Supplied material »
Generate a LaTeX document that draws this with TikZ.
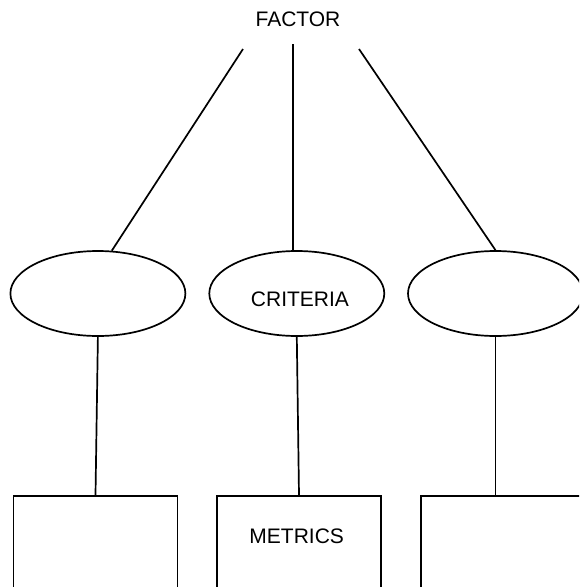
\documentclass[tikz,border=0pt]{standalone}
\usepackage{fontspec}
\setmainfont{Liberation Sans}
\usetikzlibrary{shapes.geometric,calc}
\begin{document}
\begin{tikzpicture}[x=1pt,y=-1pt,
  every node/.style={font=\fontsize{21}{25}\selectfont, inner sep=0pt},
  conn/.style={line width=1.7pt, black},
  crit/.style={draw, line width=1.7pt, ellipse, minimum width=175pt, minimum height=85pt},
  metr/.style={draw, line width=1.7pt, rectangle, minimum width=164pt, minimum height=130pt, anchor=north}]
\clip (0,0) rectangle (579,587);
\fill[white] (0,0) rectangle (579,587);
% top label
\node (fac) at (298,19.5) {FACTOR};
\coordinate (f1) at (243,49);
\coordinate (f2) at (293,44);
\coordinate (f3) at (359,49);
% criteria ellipses
\node[crit] (e1) at (97.9,293.5) {};
\node[crit] (e2) at (296.8,293.5) {};
\node[crit] (e3) at (495.5,293.5) {};
\node (ctext) at (300,299) {CRITERIA};
% metric boxes
\node[metr] (r1) at (95.5,495) {};
\node[metr] (r2) at (299,495) {};
\node[metr] (r3) at (503,495) {};
\node (mtext) at (296.7,536) {METRICS};
% connectors
\draw[conn] (f1) -- (e1.72);
\draw[conn] (f2) -- (e2.95);
\draw[conn] (f3) -- (e3.north);
\draw[conn] (e1.south) -- (r1.north);
\draw[conn] (e2.south) -- (r2.north);
\draw[conn] (e3.south) -- (e3.south |- r3.north);
\end{tikzpicture}
\end{document}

What is being asked » Each line of the data should be quoted exactly, with pictures left out.

The answer »
Generate a LaTeX document that draws this with TikZ.
\documentclass[tikz,border=0pt]{standalone}
\usepackage{fontspec}
\setmainfont{Liberation Sans}
\usetikzlibrary{shapes.geometric,calc}
\begin{document}
\begin{tikzpicture}[x=1pt,y=-1pt,
  every node/.style={font=\fontsize{21}{25}\selectfont, inner sep=0pt},
  conn/.style={line width=1.7pt, black},
  crit/.style={draw, line width=1.7pt, ellipse, minimum width=175pt, minimum height=85pt},
  metr/.style={draw, line width=1.7pt, rectangle, minimum width=164pt, minimum height=130pt, anchor=north}]
\clip (0,0) rectangle (579,587);
\fill[white] (0,0) rectangle (579,587);
% top label
\node (fac) at (298,19.5) {FACTOR};
\coordinate (f1) at (243,49);
\coordinate (f2) at (293,44);
\coordinate (f3) at (359,49);
% criteria ellipses
\node[crit] (e1) at (97.9,293.5) {};
\node[crit] (e2) at (296.8,293.5) {};
\node[crit] (e3) at (495.5,293.5) {};
\node (ctext) at (300,299) {CRITERIA};
% metric boxes
\node[metr] (r1) at (95.5,495) {};
\node[metr] (r2) at (299,495) {};
\node[metr] (r3) at (503,495) {};
\node (mtext) at (296.7,536) {METRICS};
% connectors
\draw[conn] (f1) -- (e1.72);
\draw[conn] (f2) -- (e2.95);
\draw[conn] (f3) -- (e3.north);
\draw[conn] (e1.south) -- (r1.north);
\draw[conn] (e2.south) -- (r2.north);
\draw[conn] (e3.south) -- (e3.south |- r3.north);
\end{tikzpicture}
\end{document}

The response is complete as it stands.